Others have joined in support of Huff and Wojtowick. Patheos blogger John Shore thinks that Pope Francis should be involved in this situation:
“ ‘Love the sinner, hate the sin.’ Which means, of course, ‘Homosexuality is an abominable offense to God.’
“Which is a morally reprehensible thing to say—especially, of course, to a gay person—and especially to a gay person who has given their life to honoring the very God they’re now being told—and being told by His authorities on earth, no less—finds them, purely by virtue of them being the person they were created to be, repugnant to Him.
“Please, please join me in calling upon the good Pope Francis, in his role as defender of the weak and champion of the oppressed, to recognize the moral travesty being visited upon Paul Huff and Tom Wojtowick, of the tiny parish of St.
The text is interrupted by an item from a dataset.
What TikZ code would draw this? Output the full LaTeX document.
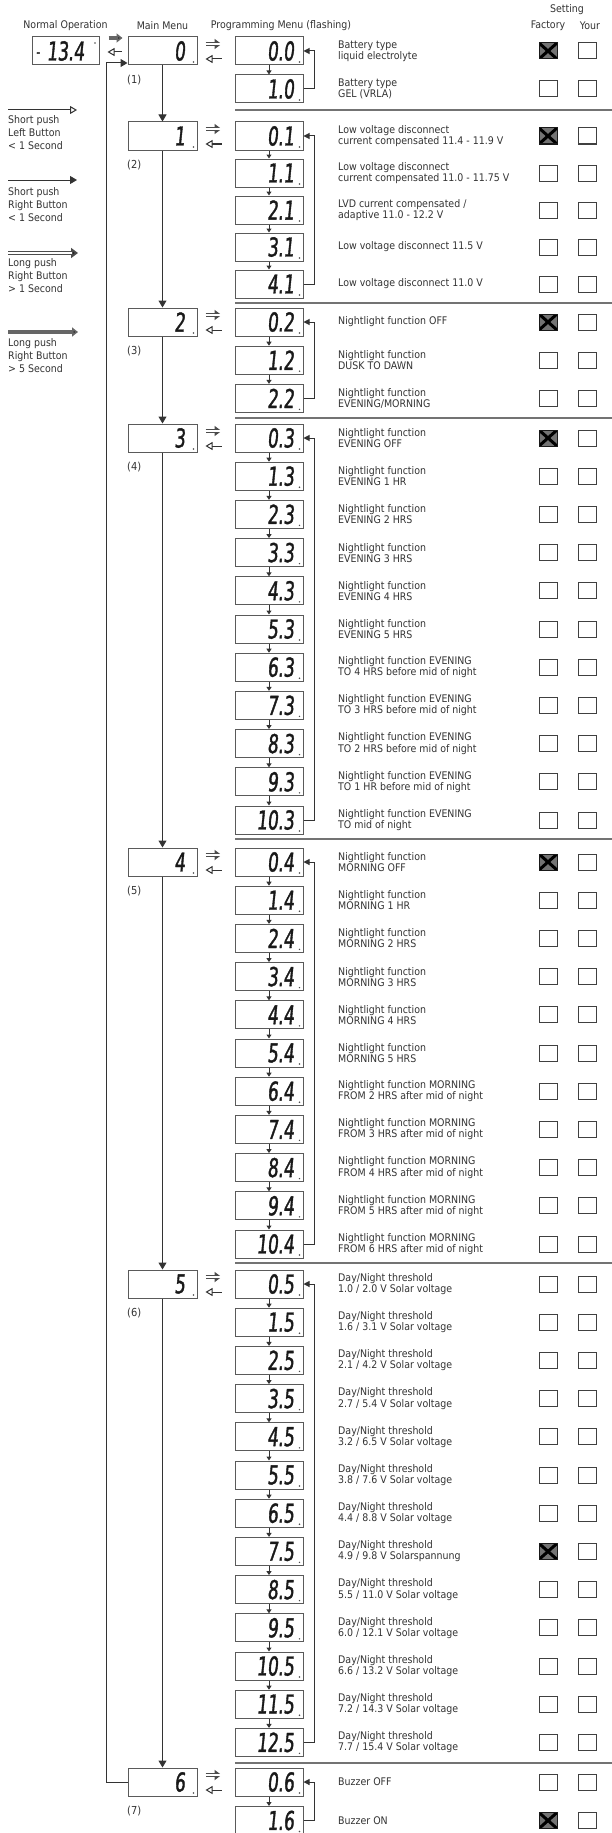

Leo in Lewistown, MT, as an absolutely stupendous opportunity for the Catholic Church to once and for all come down unequivocally on the right and just side of the homosexual issue.”
Marianne Duddy-Burke, executive director of DignityUSA points out a list of injustices evident in the pastor’s decision:
- It is unjust for Church leaders to ban people from the Eucharist because of who they are or whom they love.
- It is unjust for Church leaders to single out LGBT people for dismissal from ministry and leadership roles, when others who disagree with Church teaching do not suffer the same penalties.
- It is unjust for Church leaders to bar LGBT people from exercising their civil rights.
- It is unjust for Church leaders to demand that a couple separate and divorce.
As our church leaders prepare to begin discussing marriage and family issues in the upcoming synod, one topic that appears to be attracting a lot of attention is doing away with the ban on divorced and remarried people from receiving the Eucharist. That would be a welcome change which would bring pastoral comfort to so many individuals and families.
Church leaders should also offer similar attention to gay and lesbian couples who choose to marry civilly. They, too, should not be denied access to the Eucharistic table.